Applications of Mutex in OS

Mutexes are widely used in various applications, such as:

• Multithreaded programming: Mutexes are used to synchronize access to shared data structures in multi-threaded programs. By using mutexes, multiple threads can safely access the same data structures without causing race conditions or inconsistent results.
• Process synchronization: Mutexes are used to synchronize access to system resources, such as shared memory or files, between multiple processes. By using mutexes, multiple processes can safely access the same resources without causing conflicts or data corruption.

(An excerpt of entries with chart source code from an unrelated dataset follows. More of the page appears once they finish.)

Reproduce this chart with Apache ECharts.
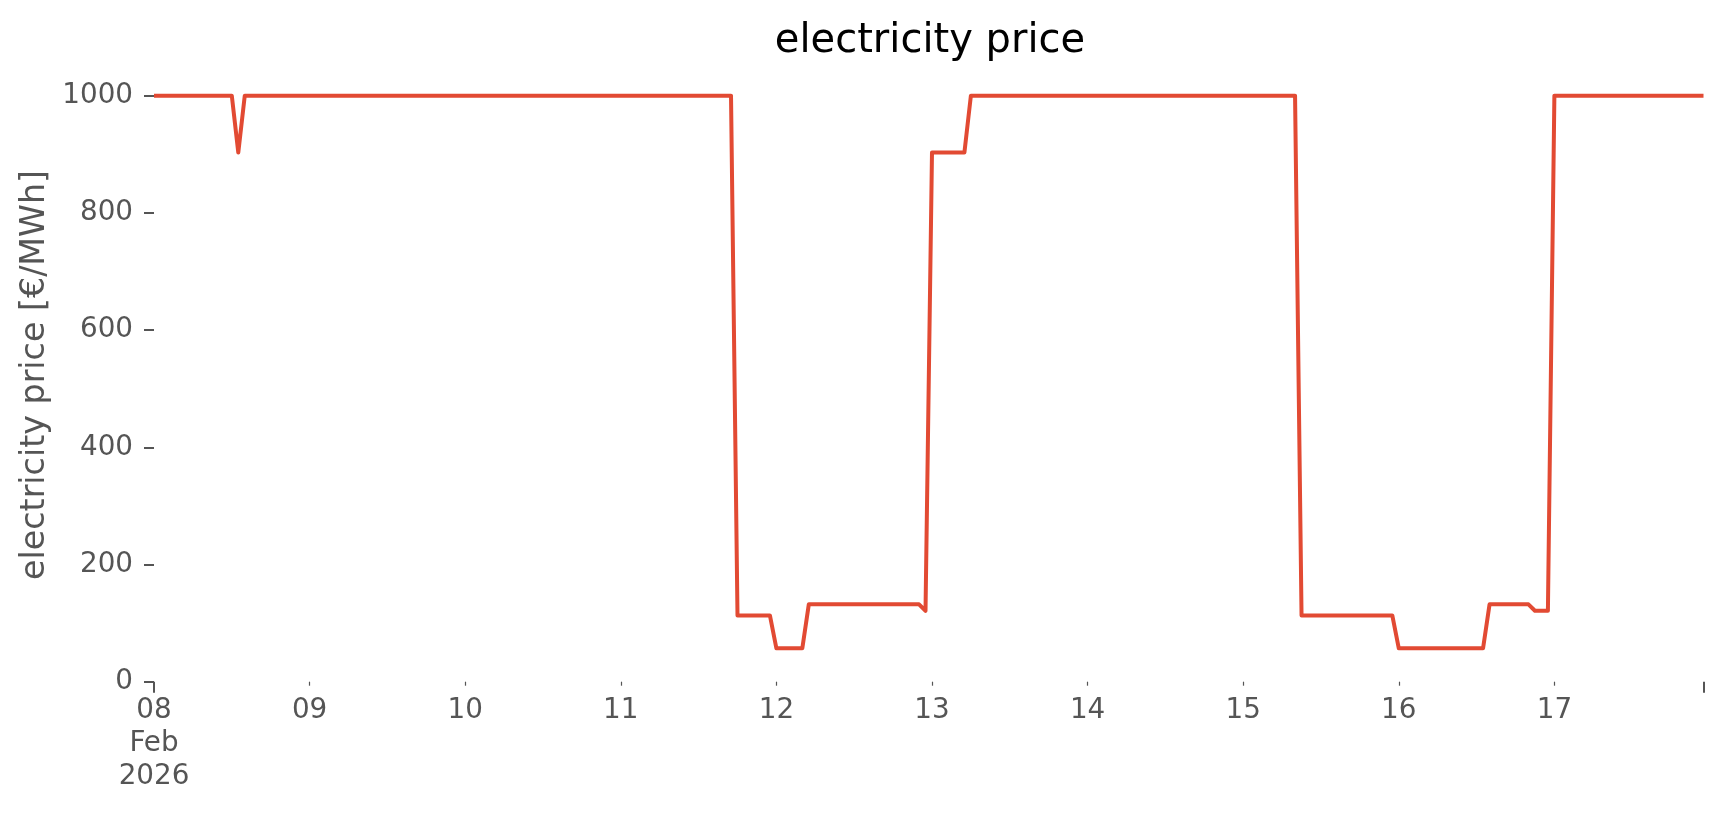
<!DOCTYPE html>
<html>
<head>
<meta charset="utf-8">
<script src="https://cdn.jsdelivr.net/npm/echarts@6/dist/echarts.min.js"></script>
<style>html,body{margin:0;padding:0;background:#fff}#c{width:1724px;height:815px}</style>
</head>
<body>
<div id="c"></div>
<script>
// ---- data ----
const startTime = '2026-02-08T00:00Z';
const endTime = '2026-02-17T23:00Z';
const times = [
  '2026-02-08T00:00Z','2026-02-08T12:00Z','2026-02-08T13:00Z','2026-02-08T14:00Z',
  '2026-02-11T17:00Z','2026-02-11T18:00Z','2026-02-11T23:00Z','2026-02-12T00:00Z',
  '2026-02-12T04:00Z','2026-02-12T05:00Z','2026-02-12T22:00Z','2026-02-12T23:00Z',
  '2026-02-13T00:00Z','2026-02-13T05:00Z','2026-02-13T06:00Z','2026-02-15T08:00Z',
  '2026-02-15T09:00Z','2026-02-15T23:00Z','2026-02-16T00:00Z','2026-02-16T13:00Z',
  '2026-02-16T14:00Z','2026-02-16T20:00Z','2026-02-16T21:00Z','2026-02-16T23:00Z',
  '2026-02-17T00:00Z','2026-02-17T23:00Z'
];
const prices = [
  1000, 1000, 903, 1000,
  1000, 113, 113, 57,
  57, 132, 132, 121,
  903, 903, 1000, 1000,
  113, 113, 57, 57,
  132, 132, 121, 121,
  1000, 1000
];
const dayLabels = ['08\nFeb\n2026','09','10','11','12','13','14','15','16','17'];
const yTicks = [0, 200, 400, 600, 800, 1000];
const yTop = 1047;

// ---- build ----
const t0 = Date.parse(startTime);
const toHours = t => (Date.parse(t) - t0) / 3600000;
const xMax = toHours(endTime);
const seriesData = times.map((t, i) => [toHours(t), prices[i]]);
const dayTicks = dayLabels.map((_, i) => i * 24);

const font = 'DejaVu Sans';
const chart = echarts.init(document.getElementById('c'));
chart.setOption({
  backgroundColor: '#ffffff',
  animation: false,
  title: {
    text: 'electricity price',
    left: 925, top: 17, textAlign: 'center',
    textStyle: { fontFamily: font, fontSize: 40, fontWeight: 'normal', color: '#000000' }
  },
  grid: { left: 154, right: 20.5, top: 68.1, bottom: 133.3, containLabel: false },
  xAxis: [{
    type: 'value', min: 0, max: xMax,
    axisLine: { show: false },
    splitLine: { show: false },
    axisTick: { show: true, customValues: [0, xMax], length: 11, lineStyle: { color: '#555555', width: 2 } },
    axisLabel: {
      customValues: dayTicks, margin: 13, lineHeight: 33,
      fontFamily: font, fontSize: 27.8, color: '#555555',
      formatter: v => dayLabels[Math.round(v / 24)] || ''
    }
  }, {
    type: 'value', min: 0, max: xMax, position: 'bottom',
    axisLine: { show: false },
    splitLine: { show: false },
    axisLabel: { show: false },
    axisTick: { show: true, customValues: dayTicks.slice(1), length: 4, lineStyle: { color: '#555555', width: 1.2 } }
  }],
  yAxis: {
    type: 'value', min: 0, max: yTop,
    name: 'electricity price [€/MWh]',
    nameLocation: 'middle', nameGap: 90,
    nameTextStyle: { fontFamily: font, fontSize: 33.3, color: '#555555' },
    axisLine: { show: false },
    splitLine: { show: false },
    axisTick: { show: true, customValues: yTicks, length: 10, lineStyle: { color: '#555555', width: 2 } },
    axisLabel: {
      customValues: yTicks, margin: 21,
      fontFamily: font, fontSize: 27.8, color: '#555555',
      formatter: v => String(v)
    }
  },
  series: [{
    type: 'line',
    data: seriesData,
    showSymbol: false,
    clip: false,
    lineStyle: { color: '#E24A33', width: 4, join: 'round', cap: 'butt' }
  }]
});
</script>
</body>
</html>
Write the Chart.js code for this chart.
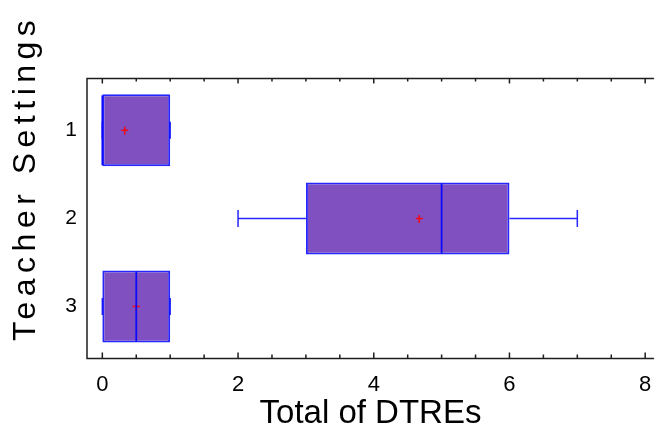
<!DOCTYPE html>
<html lang="en">
<head>
    <meta charset="UTF-8">
    <title>Total of DTREs by Teacher Settings</title>
    <script src="https://cdn.jsdelivr.net/npm/chart.js"></script>
    <style>
        body { margin: 0; background: #fff; overflow: hidden; }
        #wrap { width: 654px; height: 430px; }
    </style>
</head>
<body>
    <div id="wrap">
        <canvas id="boxChart"></canvas>
    </div>
    <script>
        // five-number summary + mean for each teacher setting
        const settings = [1, 2, 3];
        const whiskerLow = [0, 2, 0];
        const q1 = [0, 3, 0];
        const medians = [0, 5, 0.5];
        const q3 = [1, 6, 1];
        const whiskerHigh = [1, 7, 1];
        const means = [0.33, 4.67, 0.5];
        const xTicks = [0, 2, 4, 6, 8];

        const FONT = '"Liberation Sans", Arial, sans-serif';
        const BOX_FILL = '#8050c0';
        const BOX_LINE = 'rgba(0, 0, 255, 0.85)';

        // whiskers, means, medians, frame with inward ticks, spaced y title
        const boxExtras = {
            id: 'boxExtras',
            afterDatasetsDraw(chart) {
                const { ctx, chartArea: area, scales: { x, y } } = chart;
                const boxHalf = chart.getDatasetMeta(0).data[0].height / 2 - 1;
                ctx.save();

                ctx.strokeStyle = BOX_LINE;
                ctx.lineWidth = 1.5;
                settings.forEach((s, i) => {
                    const cy = y.getPixelForValue(s);
                    const lo = x.getPixelForValue(whiskerLow[i]);
                    const hi = x.getPixelForValue(whiskerHigh[i]);
                    ctx.beginPath();
                    ctx.moveTo(lo, cy);
                    ctx.lineTo(x.getPixelForValue(q1[i]), cy);
                    ctx.moveTo(x.getPixelForValue(q3[i]), cy);
                    ctx.lineTo(hi, cy);
                    ctx.moveTo(lo, cy - 8.5);
                    ctx.lineTo(lo, cy + 8.5);
                    ctx.moveTo(hi, cy - 8.5);
                    ctx.lineTo(hi, cy + 8.5);
                    ctx.stroke();
                });

                ctx.strokeStyle = 'rgba(255, 0, 0, 0.9)';
                ctx.lineWidth = 1.5;
                settings.forEach((s, i) => {
                    const cy = y.getPixelForValue(s);
                    const mx = x.getPixelForValue(means[i]);
                    ctx.beginPath();
                    ctx.moveTo(mx - 3.5, cy);
                    ctx.lineTo(mx + 3.5, cy);
                    ctx.moveTo(mx, cy - 3.5);
                    ctx.lineTo(mx, cy + 4.5);
                    ctx.stroke();
                });

                ctx.strokeStyle = '#0a0aff';
                ctx.lineWidth = 1.75;
                settings.forEach((s, i) => {
                    const cy = y.getPixelForValue(s);
                    const mx = x.getPixelForValue(medians[i]);
                    ctx.beginPath();
                    ctx.moveTo(mx, cy - boxHalf);
                    ctx.lineTo(mx, cy + boxHalf);
                    ctx.stroke();
                });

                // frame: left, top and bottom only
                ctx.strokeStyle = '#1e1e1e';
                ctx.lineWidth = 1.5;
                ctx.beginPath();
                ctx.moveTo(area.right, area.top);
                ctx.lineTo(area.left, area.top);
                ctx.lineTo(area.left, area.bottom);
                ctx.lineTo(area.right, area.bottom);
                ctx.stroke();

                // major ticks plus three minor ticks between each pair
                ctx.beginPath();
                xTicks.forEach((v, k) => {
                    const px = x.getPixelForValue(v);
                    ctx.moveTo(px, area.bottom);
                    ctx.lineTo(px, area.bottom - 6);
                    ctx.moveTo(px, area.top);
                    ctx.lineTo(px, area.top + 5);
                    if (k < xTicks.length - 1) {
                        const step = (xTicks[k + 1] - v) / 4;
                        for (let m = 1; m < 4; m++) {
                            const mp = x.getPixelForValue(v + m * step);
                            ctx.moveTo(mp, area.bottom);
                            ctx.lineTo(mp, area.bottom - 4);
                            ctx.moveTo(mp, area.top);
                            ctx.lineTo(mp, area.top + 3);
                        }
                    }
                });
                ctx.stroke();
                ctx.restore();
            },
            afterDraw(chart) {
                const ctx = chart.ctx;
                ctx.save();
                ctx.font = '32px ' + FONT;
                ctx.fillStyle = '#000';
                ctx.letterSpacing = '5.5px';
                ctx.textAlign = 'left';
                ctx.textBaseline = 'alphabetic';
                ctx.translate(35, 341);
                ctx.rotate(-Math.PI / 2);
                ctx.fillText('Teacher Settings', 0, 0);
                ctx.restore();
            }
        };

        const ctx = document.getElementById('boxChart').getContext('2d');
        const boxChart = new Chart(ctx, {
            type: 'bar',
            data: {
                datasets: [{
                    label: 'Q1 - Q3',
                    data: settings.map((s, i) => ({ y: s, x: [q1[i], q3[i]] })),
                    backgroundColor: BOX_FILL,
                    borderColor: BOX_LINE,
                    borderWidth: 2,
                    borderSkipped: false,
                    barPercentage: 0.817,
                    categoryPercentage: 1
                }]
            },
            options: {
                indexAxis: 'y',
                responsive: true,
                maintainAspectRatio: false,
                animation: false,
                layout: {
                    padding: { top: 78.5, right: 0, bottom: 0, left: 0 }
                },
                plugins: {
                    legend: { display: false },
                    tooltip: { enabled: false }
                },
                scales: {
                    x: {
                        type: 'linear',
                        min: -0.226,
                        max: 8.13,
                        afterBuildTicks: s => { s.ticks = xTicks.map(v => ({ value: v })); },
                        afterFit: s => {
                            s.height = 71.5;
                            s.paddingLeft = 0;
                            s.paddingRight = 0;
                        },
                        grid: { display: false, drawTicks: false },
                        border: { display: false },
                        ticks: {
                            color: '#000',
                            font: { family: FONT, size: 22 },
                            padding: 13,
                            maxRotation: 0
                        },
                        title: {
                            display: true,
                            text: 'Total of DTREs',
                            color: '#000',
                            font: { family: FONT, size: 33, lineHeight: 1 },
                            padding: 0
                        }
                    },
                    y: {
                        type: 'linear',
                        reverse: true,
                        offset: false,
                        min: 0.412,
                        max: 3.59,
                        afterBuildTicks: s => { s.ticks = settings.map(v => ({ value: v })); },
                        afterFit: s => { s.width = 87; },
                        grid: { display: false, drawTicks: false, offset: false },
                        border: { display: false },
                        ticks: {
                            color: '#000',
                            font: { family: FONT, size: 21 },
                            padding: 10
                        }
                    }
                }
            },
            plugins: [boxExtras]
        });
    </script>
</body>
</html>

• Deadlock prevention: Mutexes are used to prevent deadlocks in complex synchronization scenarios, such as resource allocation or scheduling. By using mutexes, multiple threads or processes can coordinate their actions and avoid deadlocks.
• Real-time systems: Mutexes are used in real-time systems to provide timing guarantees and prevent priority inversion. By using mutexes, real-time tasks can be scheduled and executed with predictable timing behavior.
• Distributed systems: Mutexes are used in distributed systems to coordinate access to shared resources across multiple nodes or processes. By using mutexes, distributed systems can maintain consistency and prevent conflicts between different nodes or processes.